Objective —
Only the span from the line containing "What seaborn and" down to the line containing "y_ticks = [2, 3, 4, 5, 6, 7, 8]" is to be printed, exactly and inclusively, with pictures omitted.

········

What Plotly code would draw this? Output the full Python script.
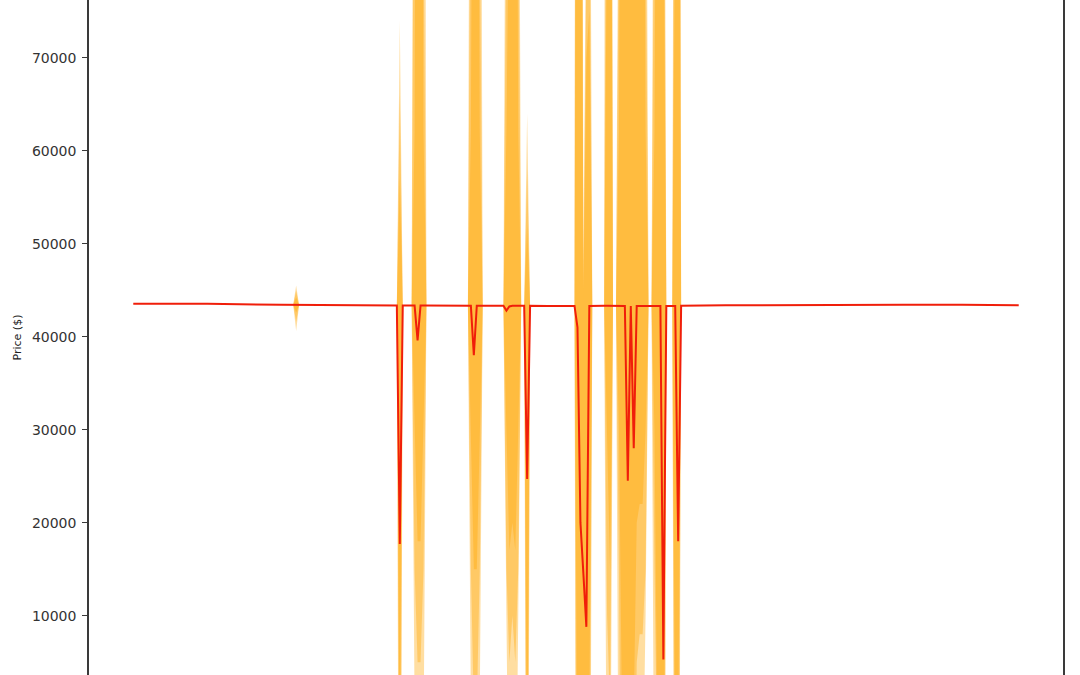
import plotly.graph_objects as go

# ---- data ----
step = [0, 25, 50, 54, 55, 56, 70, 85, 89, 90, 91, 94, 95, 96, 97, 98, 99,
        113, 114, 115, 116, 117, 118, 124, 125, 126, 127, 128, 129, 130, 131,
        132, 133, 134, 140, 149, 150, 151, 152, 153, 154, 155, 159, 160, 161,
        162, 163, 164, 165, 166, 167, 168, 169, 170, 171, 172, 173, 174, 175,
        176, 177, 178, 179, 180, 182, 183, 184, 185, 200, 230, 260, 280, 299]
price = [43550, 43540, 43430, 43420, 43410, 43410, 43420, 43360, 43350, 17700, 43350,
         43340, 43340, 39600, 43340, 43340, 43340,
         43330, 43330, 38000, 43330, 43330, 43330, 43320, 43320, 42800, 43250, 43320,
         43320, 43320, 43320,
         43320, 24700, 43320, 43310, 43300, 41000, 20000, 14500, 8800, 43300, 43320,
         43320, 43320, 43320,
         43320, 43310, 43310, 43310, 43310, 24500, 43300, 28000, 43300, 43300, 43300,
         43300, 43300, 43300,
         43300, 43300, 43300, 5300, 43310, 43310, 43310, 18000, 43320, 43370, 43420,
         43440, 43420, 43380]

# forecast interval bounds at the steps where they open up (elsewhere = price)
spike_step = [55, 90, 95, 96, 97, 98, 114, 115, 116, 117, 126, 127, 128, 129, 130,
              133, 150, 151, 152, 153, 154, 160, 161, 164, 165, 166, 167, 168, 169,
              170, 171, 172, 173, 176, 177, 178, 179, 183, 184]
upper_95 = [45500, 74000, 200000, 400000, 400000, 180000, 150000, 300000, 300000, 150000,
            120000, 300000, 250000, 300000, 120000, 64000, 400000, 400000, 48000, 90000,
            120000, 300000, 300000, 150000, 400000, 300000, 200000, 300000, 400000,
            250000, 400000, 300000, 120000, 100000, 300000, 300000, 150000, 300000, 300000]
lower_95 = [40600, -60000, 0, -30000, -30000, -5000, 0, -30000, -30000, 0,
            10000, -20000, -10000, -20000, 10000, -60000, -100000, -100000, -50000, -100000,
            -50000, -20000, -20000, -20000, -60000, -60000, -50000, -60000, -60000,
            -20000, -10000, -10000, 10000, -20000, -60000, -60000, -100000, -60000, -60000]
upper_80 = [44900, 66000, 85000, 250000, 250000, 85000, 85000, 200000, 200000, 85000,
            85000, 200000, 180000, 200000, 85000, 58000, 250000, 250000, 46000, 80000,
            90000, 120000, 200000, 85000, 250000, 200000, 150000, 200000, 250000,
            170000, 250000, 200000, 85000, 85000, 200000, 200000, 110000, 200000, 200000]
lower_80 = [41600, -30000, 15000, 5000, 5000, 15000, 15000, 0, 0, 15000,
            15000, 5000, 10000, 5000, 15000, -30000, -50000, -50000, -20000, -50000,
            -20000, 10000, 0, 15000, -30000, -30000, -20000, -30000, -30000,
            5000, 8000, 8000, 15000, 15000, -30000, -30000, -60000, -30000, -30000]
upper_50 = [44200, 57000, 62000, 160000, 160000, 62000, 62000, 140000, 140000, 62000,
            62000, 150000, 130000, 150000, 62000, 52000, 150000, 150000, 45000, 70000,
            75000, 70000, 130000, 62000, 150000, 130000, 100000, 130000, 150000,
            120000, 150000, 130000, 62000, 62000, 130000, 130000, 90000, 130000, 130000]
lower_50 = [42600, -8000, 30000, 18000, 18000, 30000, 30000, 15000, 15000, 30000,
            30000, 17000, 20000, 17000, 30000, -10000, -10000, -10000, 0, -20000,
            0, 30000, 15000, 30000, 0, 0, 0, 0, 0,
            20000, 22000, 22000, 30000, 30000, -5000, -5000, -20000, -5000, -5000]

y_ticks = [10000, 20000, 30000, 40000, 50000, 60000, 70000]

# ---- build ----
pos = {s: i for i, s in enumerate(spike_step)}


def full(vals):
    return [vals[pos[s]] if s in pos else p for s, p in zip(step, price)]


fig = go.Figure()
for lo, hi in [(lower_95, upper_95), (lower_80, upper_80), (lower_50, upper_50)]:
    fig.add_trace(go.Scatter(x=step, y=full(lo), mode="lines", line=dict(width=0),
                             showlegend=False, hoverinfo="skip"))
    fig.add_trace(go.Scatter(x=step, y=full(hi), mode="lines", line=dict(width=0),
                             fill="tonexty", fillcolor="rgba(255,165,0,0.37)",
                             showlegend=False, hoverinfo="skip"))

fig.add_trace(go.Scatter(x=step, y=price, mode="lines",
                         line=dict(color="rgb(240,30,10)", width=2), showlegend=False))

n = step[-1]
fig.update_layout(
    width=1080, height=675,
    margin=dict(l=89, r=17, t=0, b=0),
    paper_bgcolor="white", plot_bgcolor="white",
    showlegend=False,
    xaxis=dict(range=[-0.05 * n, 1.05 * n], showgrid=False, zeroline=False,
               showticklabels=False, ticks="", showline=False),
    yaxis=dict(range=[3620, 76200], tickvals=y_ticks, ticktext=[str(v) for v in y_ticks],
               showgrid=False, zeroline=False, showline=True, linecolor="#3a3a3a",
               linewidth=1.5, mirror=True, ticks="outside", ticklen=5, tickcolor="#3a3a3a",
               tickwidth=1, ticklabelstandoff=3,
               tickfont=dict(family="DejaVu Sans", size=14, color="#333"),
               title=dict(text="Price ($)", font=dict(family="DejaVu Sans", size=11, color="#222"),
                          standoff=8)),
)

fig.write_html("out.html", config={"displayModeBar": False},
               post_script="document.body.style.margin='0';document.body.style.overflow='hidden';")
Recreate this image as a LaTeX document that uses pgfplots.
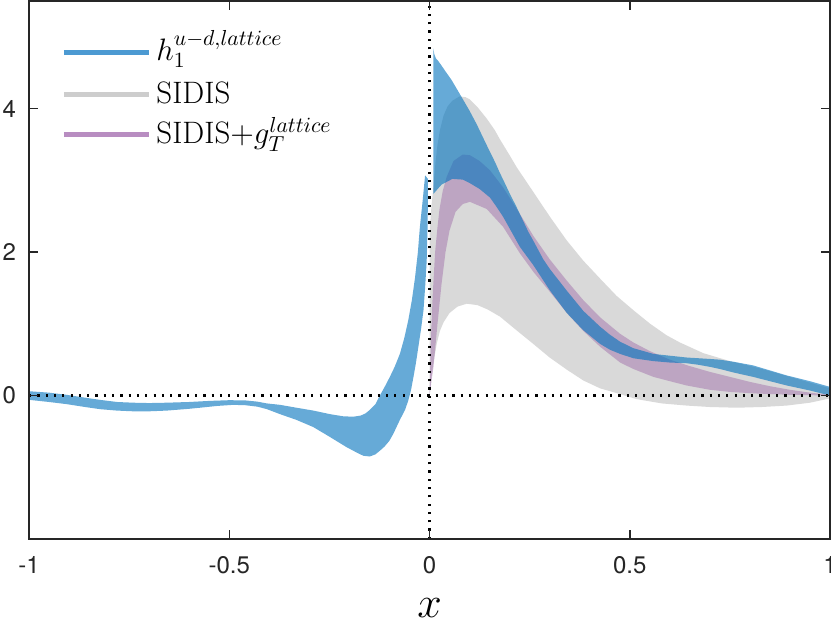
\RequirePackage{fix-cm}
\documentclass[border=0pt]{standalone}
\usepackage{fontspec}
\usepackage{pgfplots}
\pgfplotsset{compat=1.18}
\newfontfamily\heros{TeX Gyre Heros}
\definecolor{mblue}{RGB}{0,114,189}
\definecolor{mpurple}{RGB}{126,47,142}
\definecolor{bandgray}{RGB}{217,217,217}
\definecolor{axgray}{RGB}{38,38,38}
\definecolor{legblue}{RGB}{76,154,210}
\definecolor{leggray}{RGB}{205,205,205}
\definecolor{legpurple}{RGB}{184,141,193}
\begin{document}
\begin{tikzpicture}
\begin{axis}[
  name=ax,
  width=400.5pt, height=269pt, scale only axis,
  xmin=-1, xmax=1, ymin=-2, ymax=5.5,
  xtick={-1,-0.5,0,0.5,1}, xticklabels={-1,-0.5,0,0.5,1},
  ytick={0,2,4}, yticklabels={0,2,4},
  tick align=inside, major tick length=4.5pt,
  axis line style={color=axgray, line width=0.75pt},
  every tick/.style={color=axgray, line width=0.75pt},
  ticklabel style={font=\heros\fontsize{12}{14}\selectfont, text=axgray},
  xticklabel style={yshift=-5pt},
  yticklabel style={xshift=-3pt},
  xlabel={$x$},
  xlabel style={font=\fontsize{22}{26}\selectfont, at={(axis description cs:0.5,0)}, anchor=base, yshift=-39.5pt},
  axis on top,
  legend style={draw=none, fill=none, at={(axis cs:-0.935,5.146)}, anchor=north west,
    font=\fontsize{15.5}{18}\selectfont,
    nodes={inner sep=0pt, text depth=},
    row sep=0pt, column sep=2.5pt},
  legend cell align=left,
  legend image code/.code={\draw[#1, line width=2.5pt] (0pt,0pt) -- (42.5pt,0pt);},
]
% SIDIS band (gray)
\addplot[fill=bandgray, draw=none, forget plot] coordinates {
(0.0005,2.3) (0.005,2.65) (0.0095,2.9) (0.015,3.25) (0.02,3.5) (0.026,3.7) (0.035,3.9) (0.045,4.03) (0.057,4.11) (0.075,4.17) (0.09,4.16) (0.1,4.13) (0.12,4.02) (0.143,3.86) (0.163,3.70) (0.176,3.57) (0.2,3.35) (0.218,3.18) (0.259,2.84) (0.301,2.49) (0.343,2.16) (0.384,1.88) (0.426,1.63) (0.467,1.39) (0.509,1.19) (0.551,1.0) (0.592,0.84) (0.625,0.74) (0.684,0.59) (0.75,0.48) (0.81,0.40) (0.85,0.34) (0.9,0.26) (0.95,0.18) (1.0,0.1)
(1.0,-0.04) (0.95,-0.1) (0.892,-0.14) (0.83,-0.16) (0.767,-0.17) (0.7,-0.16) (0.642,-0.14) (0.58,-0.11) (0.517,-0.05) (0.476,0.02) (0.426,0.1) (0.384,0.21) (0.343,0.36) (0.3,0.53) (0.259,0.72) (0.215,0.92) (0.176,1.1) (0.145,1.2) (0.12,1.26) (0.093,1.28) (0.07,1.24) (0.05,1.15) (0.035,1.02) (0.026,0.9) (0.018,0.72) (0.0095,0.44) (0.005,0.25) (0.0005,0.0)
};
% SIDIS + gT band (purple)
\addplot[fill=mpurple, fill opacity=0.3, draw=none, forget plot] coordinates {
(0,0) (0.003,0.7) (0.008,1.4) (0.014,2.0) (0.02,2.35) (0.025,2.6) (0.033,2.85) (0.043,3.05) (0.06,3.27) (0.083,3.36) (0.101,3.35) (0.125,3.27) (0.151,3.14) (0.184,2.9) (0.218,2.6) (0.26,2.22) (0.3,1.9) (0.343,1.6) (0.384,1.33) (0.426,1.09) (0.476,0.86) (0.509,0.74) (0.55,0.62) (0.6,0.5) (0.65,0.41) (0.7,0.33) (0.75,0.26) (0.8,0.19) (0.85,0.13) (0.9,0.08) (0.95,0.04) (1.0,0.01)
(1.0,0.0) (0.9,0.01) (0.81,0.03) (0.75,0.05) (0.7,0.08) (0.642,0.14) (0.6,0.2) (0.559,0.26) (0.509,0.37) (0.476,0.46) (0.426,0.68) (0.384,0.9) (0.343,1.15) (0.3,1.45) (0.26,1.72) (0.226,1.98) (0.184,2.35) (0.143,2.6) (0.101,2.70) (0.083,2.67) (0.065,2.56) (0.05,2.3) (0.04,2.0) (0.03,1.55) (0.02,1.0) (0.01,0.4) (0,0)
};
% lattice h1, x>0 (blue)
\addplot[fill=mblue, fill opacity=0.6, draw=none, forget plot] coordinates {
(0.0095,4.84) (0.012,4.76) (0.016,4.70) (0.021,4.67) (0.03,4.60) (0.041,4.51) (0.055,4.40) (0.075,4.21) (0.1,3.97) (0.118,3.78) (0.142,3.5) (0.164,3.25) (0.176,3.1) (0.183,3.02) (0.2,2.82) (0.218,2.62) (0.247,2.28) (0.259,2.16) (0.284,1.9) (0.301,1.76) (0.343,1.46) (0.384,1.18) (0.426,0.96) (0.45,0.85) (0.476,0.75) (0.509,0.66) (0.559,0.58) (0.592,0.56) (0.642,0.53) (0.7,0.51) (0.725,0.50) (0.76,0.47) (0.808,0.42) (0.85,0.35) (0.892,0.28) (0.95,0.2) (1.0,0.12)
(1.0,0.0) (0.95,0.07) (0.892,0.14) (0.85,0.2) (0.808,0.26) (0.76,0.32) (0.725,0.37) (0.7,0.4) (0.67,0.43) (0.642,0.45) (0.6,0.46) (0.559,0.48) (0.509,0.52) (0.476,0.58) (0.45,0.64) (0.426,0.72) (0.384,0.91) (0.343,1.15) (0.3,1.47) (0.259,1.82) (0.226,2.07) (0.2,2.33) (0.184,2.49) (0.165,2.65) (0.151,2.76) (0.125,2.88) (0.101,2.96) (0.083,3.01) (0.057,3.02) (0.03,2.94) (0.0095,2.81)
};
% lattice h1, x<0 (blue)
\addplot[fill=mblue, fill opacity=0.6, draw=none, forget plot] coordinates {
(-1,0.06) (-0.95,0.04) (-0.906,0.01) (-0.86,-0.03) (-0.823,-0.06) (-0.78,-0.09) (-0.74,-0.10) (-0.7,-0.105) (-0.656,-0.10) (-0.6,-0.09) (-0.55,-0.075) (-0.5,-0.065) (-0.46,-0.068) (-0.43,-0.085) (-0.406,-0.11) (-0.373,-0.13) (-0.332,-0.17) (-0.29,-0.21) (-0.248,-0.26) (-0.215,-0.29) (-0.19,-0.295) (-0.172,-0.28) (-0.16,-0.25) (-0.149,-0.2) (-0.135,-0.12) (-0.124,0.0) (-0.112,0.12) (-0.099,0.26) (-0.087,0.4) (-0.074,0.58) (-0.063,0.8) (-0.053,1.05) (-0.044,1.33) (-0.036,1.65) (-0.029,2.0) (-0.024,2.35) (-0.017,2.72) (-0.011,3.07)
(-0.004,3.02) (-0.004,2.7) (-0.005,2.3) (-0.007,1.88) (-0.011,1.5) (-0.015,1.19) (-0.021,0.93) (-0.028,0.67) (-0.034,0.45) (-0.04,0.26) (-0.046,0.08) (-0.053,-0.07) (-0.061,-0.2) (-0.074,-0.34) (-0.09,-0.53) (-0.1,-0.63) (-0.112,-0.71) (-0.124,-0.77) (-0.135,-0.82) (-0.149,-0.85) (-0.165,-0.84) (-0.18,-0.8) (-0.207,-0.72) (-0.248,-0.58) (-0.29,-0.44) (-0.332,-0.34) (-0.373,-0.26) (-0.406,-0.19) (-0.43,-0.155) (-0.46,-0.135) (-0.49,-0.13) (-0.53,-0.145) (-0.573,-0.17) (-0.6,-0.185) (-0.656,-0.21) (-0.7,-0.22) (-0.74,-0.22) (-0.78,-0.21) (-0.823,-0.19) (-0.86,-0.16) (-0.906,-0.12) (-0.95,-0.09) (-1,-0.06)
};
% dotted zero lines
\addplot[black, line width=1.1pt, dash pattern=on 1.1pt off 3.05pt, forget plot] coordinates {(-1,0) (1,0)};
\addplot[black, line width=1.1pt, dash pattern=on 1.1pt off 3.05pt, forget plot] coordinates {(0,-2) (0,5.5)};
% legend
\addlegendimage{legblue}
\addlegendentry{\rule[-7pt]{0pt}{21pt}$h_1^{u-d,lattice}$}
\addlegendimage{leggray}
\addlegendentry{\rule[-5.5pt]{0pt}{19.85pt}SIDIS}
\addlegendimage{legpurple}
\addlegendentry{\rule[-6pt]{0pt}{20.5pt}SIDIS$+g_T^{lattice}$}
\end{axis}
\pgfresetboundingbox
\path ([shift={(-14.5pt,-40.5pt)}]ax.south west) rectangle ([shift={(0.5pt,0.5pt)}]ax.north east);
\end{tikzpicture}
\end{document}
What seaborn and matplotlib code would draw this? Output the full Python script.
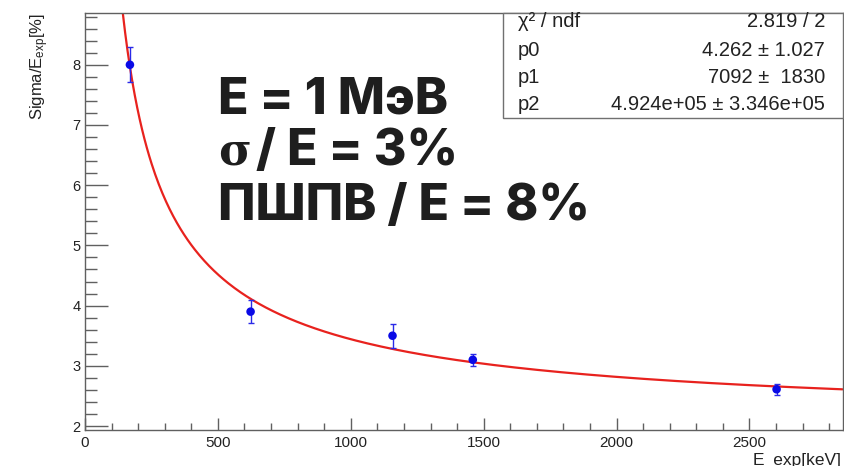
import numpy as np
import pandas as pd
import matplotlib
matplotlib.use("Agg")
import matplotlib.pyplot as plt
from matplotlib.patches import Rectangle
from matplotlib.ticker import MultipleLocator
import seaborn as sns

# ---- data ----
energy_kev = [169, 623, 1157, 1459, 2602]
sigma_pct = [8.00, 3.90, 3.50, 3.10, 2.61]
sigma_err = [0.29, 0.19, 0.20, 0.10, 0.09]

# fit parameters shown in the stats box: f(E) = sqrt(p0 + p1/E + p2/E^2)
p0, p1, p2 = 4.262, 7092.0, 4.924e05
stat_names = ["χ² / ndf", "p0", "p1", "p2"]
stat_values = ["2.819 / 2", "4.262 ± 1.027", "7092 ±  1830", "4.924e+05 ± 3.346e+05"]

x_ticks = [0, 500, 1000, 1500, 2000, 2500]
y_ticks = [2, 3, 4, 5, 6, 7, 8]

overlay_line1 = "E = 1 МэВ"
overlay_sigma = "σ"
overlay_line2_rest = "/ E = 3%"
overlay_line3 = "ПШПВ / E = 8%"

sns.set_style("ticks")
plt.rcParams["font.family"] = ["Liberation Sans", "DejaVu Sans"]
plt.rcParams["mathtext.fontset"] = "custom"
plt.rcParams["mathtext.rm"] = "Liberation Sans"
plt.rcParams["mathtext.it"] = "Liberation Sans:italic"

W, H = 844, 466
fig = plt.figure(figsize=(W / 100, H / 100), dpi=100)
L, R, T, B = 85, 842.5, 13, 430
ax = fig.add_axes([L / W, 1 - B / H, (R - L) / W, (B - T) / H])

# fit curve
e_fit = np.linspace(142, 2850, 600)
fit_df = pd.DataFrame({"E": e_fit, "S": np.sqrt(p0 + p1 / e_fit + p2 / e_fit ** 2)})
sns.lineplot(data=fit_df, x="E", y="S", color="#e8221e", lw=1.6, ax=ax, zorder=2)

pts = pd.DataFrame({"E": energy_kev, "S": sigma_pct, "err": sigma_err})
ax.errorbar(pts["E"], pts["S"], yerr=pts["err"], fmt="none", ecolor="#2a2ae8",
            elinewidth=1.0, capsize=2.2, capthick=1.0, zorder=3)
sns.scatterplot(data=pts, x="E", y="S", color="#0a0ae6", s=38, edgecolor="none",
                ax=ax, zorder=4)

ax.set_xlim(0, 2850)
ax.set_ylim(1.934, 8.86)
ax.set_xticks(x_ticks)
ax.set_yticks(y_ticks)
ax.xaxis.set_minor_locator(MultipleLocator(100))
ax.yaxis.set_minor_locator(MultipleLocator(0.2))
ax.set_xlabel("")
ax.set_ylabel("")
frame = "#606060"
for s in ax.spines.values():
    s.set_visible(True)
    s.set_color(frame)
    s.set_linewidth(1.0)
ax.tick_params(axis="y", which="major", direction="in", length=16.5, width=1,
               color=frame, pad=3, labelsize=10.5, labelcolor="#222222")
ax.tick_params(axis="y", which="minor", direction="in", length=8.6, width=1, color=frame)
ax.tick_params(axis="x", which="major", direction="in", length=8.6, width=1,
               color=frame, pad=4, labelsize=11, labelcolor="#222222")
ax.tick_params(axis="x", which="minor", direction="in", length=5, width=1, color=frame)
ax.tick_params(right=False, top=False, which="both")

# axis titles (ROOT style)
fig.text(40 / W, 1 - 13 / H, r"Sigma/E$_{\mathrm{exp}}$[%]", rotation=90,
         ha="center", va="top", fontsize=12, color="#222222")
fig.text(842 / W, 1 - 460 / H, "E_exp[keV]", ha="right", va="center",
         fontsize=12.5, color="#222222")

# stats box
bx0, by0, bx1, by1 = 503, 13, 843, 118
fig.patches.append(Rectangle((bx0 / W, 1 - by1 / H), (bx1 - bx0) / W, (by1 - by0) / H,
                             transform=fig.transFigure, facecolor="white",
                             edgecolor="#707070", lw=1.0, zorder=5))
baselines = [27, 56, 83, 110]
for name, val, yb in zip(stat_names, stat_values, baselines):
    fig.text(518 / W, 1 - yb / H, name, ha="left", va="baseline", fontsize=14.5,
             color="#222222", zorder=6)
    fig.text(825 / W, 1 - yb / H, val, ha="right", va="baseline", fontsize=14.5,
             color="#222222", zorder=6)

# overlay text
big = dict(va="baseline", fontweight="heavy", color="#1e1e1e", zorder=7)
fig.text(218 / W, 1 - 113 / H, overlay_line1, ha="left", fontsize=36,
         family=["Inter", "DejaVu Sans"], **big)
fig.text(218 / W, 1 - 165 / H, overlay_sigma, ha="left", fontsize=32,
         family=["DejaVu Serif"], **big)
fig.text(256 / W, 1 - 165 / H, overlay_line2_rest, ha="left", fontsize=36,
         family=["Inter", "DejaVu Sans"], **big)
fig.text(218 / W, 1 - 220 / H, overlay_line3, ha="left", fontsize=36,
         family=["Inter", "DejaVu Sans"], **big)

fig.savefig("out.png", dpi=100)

········

Solution to this task —
What seaborn and matplotlib code would draw this? Output the full Python script.
import numpy as np
import pandas as pd
import matplotlib
matplotlib.use("Agg")
import matplotlib.pyplot as plt
from matplotlib.patches import Rectangle
from matplotlib.ticker import MultipleLocator
import seaborn as sns

# ---- data ----
energy_kev = [169, 623, 1157, 1459, 2602]
sigma_pct = [8.00, 3.90, 3.50, 3.10, 2.61]
sigma_err = [0.29, 0.19, 0.20, 0.10, 0.09]

# fit parameters shown in the stats box: f(E) = sqrt(p0 + p1/E + p2/E^2)
p0, p1, p2 = 4.262, 7092.0, 4.924e05
stat_names = ["χ² / ndf", "p0", "p1", "p2"]
stat_values = ["2.819 / 2", "4.262 ± 1.027", "7092 ±  1830", "4.924e+05 ± 3.346e+05"]

x_ticks = [0, 500, 1000, 1500, 2000, 2500]
y_ticks = [2, 3, 4, 5, 6, 7, 8]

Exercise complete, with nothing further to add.